I think the intent was for Q1 to invert the output signal of the IR receiver. The IR receiver has a open drain (or open collector) output. It actively drives the line low when the appropriate IR signal is detected, and leaves it high impedance when not.

When the line is driven low, it looks like that was supposed to draw current from the base, which would cause the transistor to source current out its collector, which would raise the CLK input of U1. However, the transistor has it's emitter and collector flipped. Most BJTs still work with E-C flipped, although at lower gain. In this case, the gain needed is actually less than 1, so this circuit probably works as intended, although probably by accident.

Since dedicated logic chips are used, the inversion between the TSOP output and the CLK input was apparently required. A more normal circuit would use a microcontroller, which should be configurable to either input polarity. In that case only a single pullup resistor would be required.

This circuit is a mess for a number of reasons:

  1. The absolute maximum power voltage for these TSOP detectors is 6 V. That is also the maximum for the output pin. Powering one of these from 9 V is totally irresponsible, and really bad design. Some units may work, for a while, some of the time.

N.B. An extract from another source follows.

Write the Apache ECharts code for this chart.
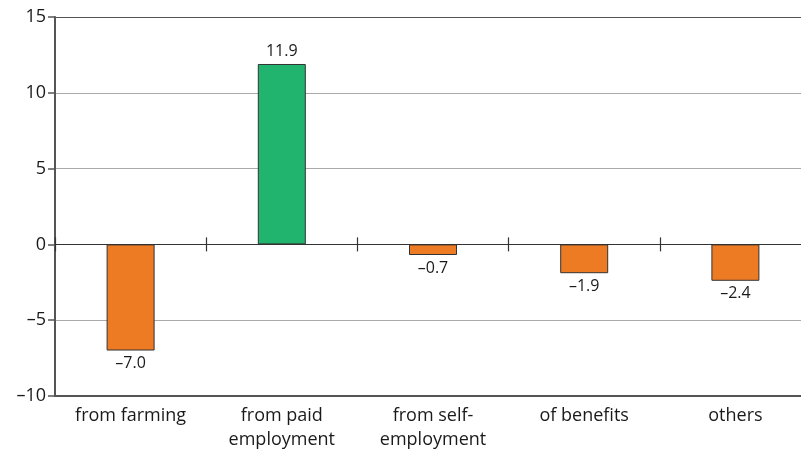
<!DOCTYPE html>
<html>
<head>
<meta charset="utf-8">
<script src="https://cdn.jsdelivr.net/npm/echarts@6/dist/echarts.min.js"></script>
<style>
  html, body { margin: 0; padding: 0; background: #fff; }
  #chart { width: 801px; height: 456px; }
</style>
</head>
<body>
<div id="chart"></div>
<script>
// 数据
const categories = ['from farming', 'from paid\nemployment', 'from self-\nemployment', 'of benefits', 'others'];
const values = [-7.0, 11.9, -0.7, -1.9, -2.4];
const yTicks = [-10, -5, 0, 5, 10, 15];

const orange = '#ED7B24';
const green = '#20B46E';
const fontFamily = '"Open Sans", "Noto Sans", sans-serif';

// 负号用长横线显示
function minus(v) {
  return String(v).replace('-', '\u2013');
}

const chart = echarts.init(document.getElementById('chart'));

const barData = values.map(v => ({
  value: v,
  itemStyle: { color: v < 0 ? orange : green },
  label: { position: v < 0 ? 'bottom' : 'top' }
}));

const yMin = yTicks[0];
const yMax = yTicks[yTicks.length - 1];

const option = {
  animation: false,
  // 绘图区右边超出画布一点
  grid: { left: 55, width: 756, top: 17, bottom: 60, outerBoundsMode: 'none' },
  xAxis: [
    {
      // 零线，刻度朝上
      type: 'category',
      data: categories,
      position: 'bottom',
      axisLine: { onZero: true, onZeroAxisIndex: 0, lineStyle: { color: '#333', width: 1.2 } },
      axisTick: { show: true, inside: true, length: 7, lineStyle: { color: '#333', width: 1.2 } },
      axisLabel: { show: false }
    },
    {
      // 零线，刻度朝下
      type: 'category',
      data: categories,
      position: 'bottom',
      axisLine: { onZero: true, onZeroAxisIndex: 1, lineStyle: { color: '#333', width: 1.2 } },
      axisTick: { show: true, length: 7, lineStyle: { color: '#333', width: 1.2 } },
      axisLabel: { show: false }
    },
    {
      // 底部轴，显示类别
      type: 'category',
      data: categories,
      position: 'bottom',
      axisLine: { onZero: false, lineStyle: { color: '#555', width: 2 } },
      axisTick: { show: false },
      axisLabel: {
        color: '#1a1a1a',
        fontSize: 18,
        fontFamily: fontFamily,
        lineHeight: 24,
        margin: 8,
        interval: 0
      }
    }
  ],
  yAxis: [
    {
      type: 'value',
      min: yMin,
      max: yMax,
      interval: 5,
      axisLine: { show: true, lineStyle: { color: '#555', width: 2 } },
      axisTick: { show: true, length: 7, lineStyle: { color: '#555', width: 1.5 } },
      axisLabel: {
        color: '#1a1a1a',
        fontSize: 18,
        fontFamily: fontFamily,
        margin: 9,
        formatter: v => minus(v)
      },
      splitLine: {
        show: true,
        lineStyle: { color: ['#555', '#aaa', '#aaa', '#aaa', '#aaa', '#555'], width: 1.2 }
      }
    },
    {
      // 辅助轴，只用来放第二条零线
      type: 'value',
      min: yMin,
      max: yMax,
      interval: 5,
      position: 'left',
      axisLine: { show: false },
      axisTick: { show: false },
      axisLabel: { show: false },
      splitLine: { show: false }
    }
  ],
  series: [
    {
      type: 'bar',
      xAxisIndex: 0,
      yAxisIndex: 0,
      data: barData,
      barWidth: 48,
      itemStyle: { borderColor: '#333', borderWidth: 1 },
      label: {
        show: true,
        color: '#1a1a1a',
        fontSize: 16,
        fontFamily: fontFamily,
        distance: 5,
        formatter: p => minus(p.value.toFixed(1))
      }
    }
  ]
};

chart.setOption(option);
</script>
</body>
</html>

  2. C1 is in the wrong place. These TSOP sensors are notorious for requiring good power supply decoupling. A small 1 µF ceramic cap between the power and ground pins of the TSOP would have been appropriate. Connecting the cap to the output pin makes little sense. There is no need to filter the output if it is otherwise handled correctly. Perhaps C1 was added in response to observed glitches. However, those are likely due to the missing power supply decoupling in the first place.

  3. The relative values of R1 and R2 don't make sense. The transistor would, if used properly, supply some gain. It makes no sense for the base current to be 10x higher than the collector current.

  4. There is nothing making sure the transistor is really off when OUT goes to high impedance. Something like 100 kΩ between base and emitter (if emitter and collector were connected properly) would achieve that.

  5. The larger circuit (beyond the snippet I copied into this answer) uses another transistor. However, that transistor is also designated Q1. Duh!

Clearly this circuit was designed by someone that didn't know what they were doing, and who apparently didn't even read the TSOP datasheet. Move along. There is nothing to see here.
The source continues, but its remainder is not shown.